Yes, my son only found a few when he cleaned it, but being raw beginners we don't really know how to proceed.  Oil up what we have and don't worry about it?


----------



## Joe Kuhn (Jan 9, 2017)

brino said:


> @LucknowKen, that's interesting. I wonder when the A, B, C designations started.
> I believe they eventually indicated things like whether it had a quick-change gear box, power cross-feed, etc.
> 
> @Joe Kuhn, if you haven't found it yet have a look at the SouthBend book 'How to Run a Lathe". There are several versions in the download section (as well as many other great references), here is one version:
> ...


Johnny has found that book and went through it.  I don't know how thoroughly, but we are looking at belt options next.  

Thanks everybody for the help.  You guys must watch the beginner's forum for people like us.  Well, we appreciate it.  Know that it keeps us moving forward.


----------



## LucknowKen (Jan 9, 2017)

Joe Kuhn said:


> Yes, my son only found a few when he cleaned it, but being raw beginners we don't really know how to proceed.  Oil up what we have and don't worry about it?


Hi Joe: Do you mean use the old felts?
If the felts a perfect, and clean. That is not too likely.
Cut strips to size. Firm pure wool felt is best.
I got my felt from old piano hammers. Also i have used felt from insoles and even old (old) goalie pads.
It has to be felt of pure wool. It is true it can be difficult to find pure wool felt, most now is synthetic.
Synthetic felt will not allow the oil to flow to the target (bearing) consistently.
Also like you said previously, the Ebay kits are fine, but you would end up with some spare items.  
lk


----------



## LucknowKen (Jan 9, 2017)

Joe Kuhn said:


> Johnny has found that book and went through it.  I don't know how thoroughly, but we are looking at belt options next. Thanks everybody for the help.

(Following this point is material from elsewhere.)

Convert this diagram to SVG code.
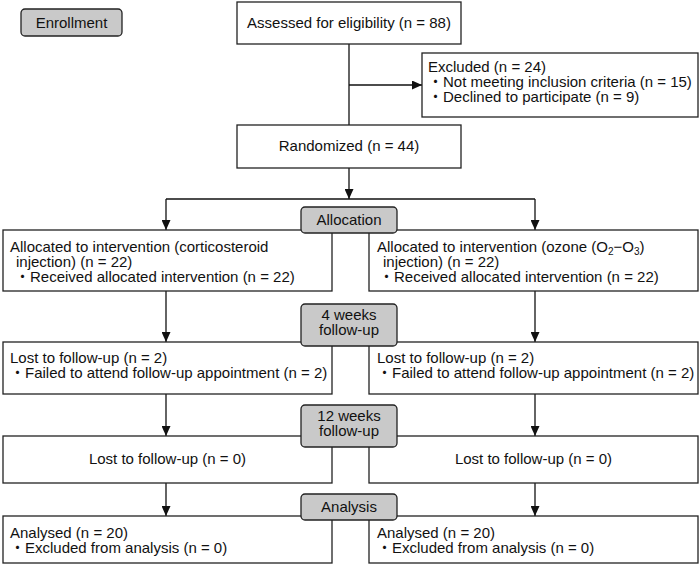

Southbend's HTRAlL was a good call from Brino. Almost everything is in there somewhere.
As for a belt, you have a few options. If the machine will not be relocated the automotive timing belt is the preferred option (imho). That belt requires removal of the headstock spindle and countershaft.
I use the clip laced leather belts, because they are the easiest to repair /replace.
Early leather flat belts were laced, literally with soft wire or cat gut.
There are also guys that glue their belts, leather or rubber or even automotive seat belt.
In general i find with SBL: when in doubt, stick to the configuration it had when it left the factory.
lk

This edit might help:
This is from WSWells:

Up until 1934 SB lathes we coated with japanning. 
Series "O" machines had the single wall apron.
Series "O" all have a star knob that is loosened shifted and tightened to select cross, neutral or long feeds.
Series "N" aprons have a knob that you push in and pull out for this function.
The double wall apron series "N" may not have been made after the late thirties (1937) due to market forces.
The R series lathes came out in the early thirties (1934). An R series lathe can always be identified because it will have the double wall apron with the more modern feed shift handle rather than star knob shifter.
If your workshop lathe is a 34 or 35 it's a catalog 405. It can be identified by the 1 3/8-10 spindle thread and the fact that it has no reveres shifter and the lead screw is left hand thread. If it does not have these three things then its not a 405. If it has the 1 1/2-8 spindle thread and has two bolts to hold each spindle bearing cap on its a catalog 520 toolmakers lathe. If it has just one bolt on each head stock bearing cap and has the 1 1/2-8 spindle and has a reverse shifter with right hand thread lead screw its a catalog 415. All three of these lathes will have the spindle oilier on top of the head stock bearing caps.

>>>>>


----------



## Glenn Brooks (Jan 10, 2017)

Yep, your lathe predates SB's A, B, C designations.  If I remember correctly, A is a gear change lathe, B, has automatic cross feeds (I think)' and  C is equipped with a quick change gear box.  So yours ( and my 1924 9x36 SB) are earlier models, with slightly different sized beds etc.  but, essentially the same machine. 

FWIW, I recently restored a smaller 7x36 Belt driven Dalton Lathe.  I used a Napa, automotive sertintine belt for the back gear, and a simple V belt for the engine drive pulley.  The serpentine belt works just fine. Quick to install, smooth running, and long lasting. Good to learn with and it will get you up and running quickly.

Glenn


----------



## 4GSR (Jan 10, 2017)

brino said:


> @LucknowKen, that's interesting. I wonder when the A, B, C designations started.
> I believe they eventually indicated things like whether it had a quick-change gear box, power cross-feed, etc.
> 
> -brino



Brino,

I believe the A,B,C, versions of the 9" lathe started around 1938-1939 and continued all the way up to it's end in the 1980's.  You actually have to look at catalog dates to get an idea of this.  I don't think Steve mentions this on his website other that it's right after the 405, 415 series existed.  Of course, this is when the top oilers went to the side.

Ken


----------



## 4GSR (Jan 10, 2017)

Joe Kuhn said:


> Here's the lathe just before cleaning.  That's yellow paint on the inside there.


That started out as a "off white" or "Almond" color.  This was a pretty common color used by many lathe builders who painted the inside of the bed of their lathes.  I sometime do the same and use Rustoleum's "Gloss Almond" color paint, almost a perfect match.


----------



## Joe Kuhn (Jan 10, 2017)

Thanks for the ideas on the belt.  Will task Johnny with finding real wool felt.  That kid can search the internet like there's no tomorrow.


----------



## Glenn Brooks (Jan 11, 2017)

You might check McMaster Carr. They sell felt in several thicknesses.  Not sure if it is real wool felt, but another member on here sent me a scrap last year for my Dalton Lathe rebuild (only needed  couple inches of 1/8" strips for an oil distribution channel in my back gear bushings).  Worked real well.  

Glenn


----------